I just finished reading the fascinating book, Thai Stick, by Maguire and Ritter. I highly recommend it. There are a number of things that I'm compelled to comment on.
I learned a lot about what I remember called honey oil. I always wondered what that was since my attempts to make this never matched the high quality that we smoked back in the 70s. B.T.W., I don't recommend attempting this. It is very dangerous, and I was lucky not to blow myself up. People are immolating themselves frequently in Oregon as people are learning how to create various Cannabis extracts. I won't go further into this because it was not from Thailand, Thai Sticks were far superior, and I made finger hash from a plant that was 50% Thai which was also superior to the honey oil.
What surprised me about this thread and backed up by the book was the idea that Thai Sticks varied greatly in quality. Being a consumer with one supplier for a decade and perhaps as many as 3 suppliers during a 15 year period, I was struck by the consistency of the quality. Obviously, my experience was filtered by my limited access, but I don't think I could have identified the differences in 3 very different products from at least 2 sources. Most of my experience was with the brown and green skinny sticks. I believe these were green and gold pictured in the book and this thread before the curing during the long sail over the ocean on their way to me. I did get to smoke some from a gold stick. It was as bright a gold/yellow color as any weed I have ever seen. The another type was the highly seeded loose pack Thai , probably from compressed brick. The high from all these 3 types we indistinguishable to me. All were highly electric, exhilarating to the point of scary at first, psychedelic, and very long lasting.

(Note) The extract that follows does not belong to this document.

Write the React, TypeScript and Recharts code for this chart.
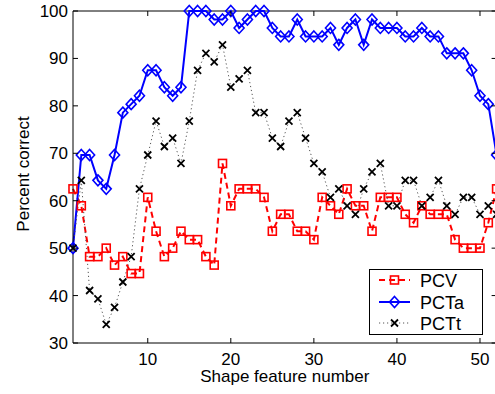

The other class of stick were fat ones with red string. These were world class quality and potency. They were arguably cleaner in effect, but also lacked the exhilaration and speediness of the skinny sticks. These were generally more well liked. I knew people who never smoked weed again after smoking the skinny sticks, but didn't see people "lose it" like that on the fat red string sticks. I would have been able to identify the differences of these in a blindfold test compared to the skinny sticks.
I got Sumatran weed that was probably somewhere in between the fat and skinny sticks. The last one I should mention is a Neville's Haze plant I grew. It had all the power, speediness, and exhilaration of the skinny sticks, but had a trippiness and euphoria that exceeded any pure Thai I have smoked. It had a trippy phase shift of consciousness that was as sudden as using psilocybin mushrooms or acid does. It is hard for me to believe that Neville's Haze does not have top quality Thai and top quality Mexican genetics in it that both expressed itself in what I grew. I have had Mexican weed that had phase shifty consciousness effects.
I still have seeds that are children from that Neville's Haze freak pheno I found. I've been saving these for when I have something of similar effect that I can breed to them because I have not found any children that express these traits, but I think that it is worth blending these Neville's Haze freak pheno genetics into the soup of my genetic blend that I have been growing. Last year's addition of Kali Mist has gotten my genetic soup throwing expressions that are close enough in effect to bring back memories of great Thai weed! I'm also being pushed to sprout these this year by the fact that it has been 15 years since I have been sitting on these Neville's Haze children. I will be lucky if those old seeds sprout.
In the next month or two, I'll be sprouting the Neville's Haze cross, Laos from the border of Thailand, the most Thai looking Zamaldelica I can find, Gypsy Thai x Mullum x Neville's Haze, and perhaps another cross of pure Thais. I have a Gypsy Thai x Koh Chang (Red Thai). I will blend the Neville's Haze with the Thai related plants, and also blend some Nepalese with the Thai plants. The goal is to add Thai genes into my Kali Mist cross that is early enough to ripen in my locale.
Speaking of my locale, I've read stories of Hmong people who were refugees that settled in the U.S. converging in N.E. California's Siskiyou county to grow ganja. I read that they are reminded of their homeland due to the geology of the area. The area has volcanic soils and a hot climate with cool nights. They may have been run off by now by the authorities and locals. Ugh! The Thai Stick book, and I believe Elmer Bud, mentioned the cool nights in N.E. Thailand. A wide daily temperature spread is a defining feature of the climate where I live, sometimes in the fall as much as a 60 degrees difference between daytime highs and nighttime lows. This is one of the reasons that mint and hops (aromatic herbs) were a couple of the crops that have historically been grown here.
Elmer - How cold were the nighttime temperatures in the northern Thai and Laos border area did you experience?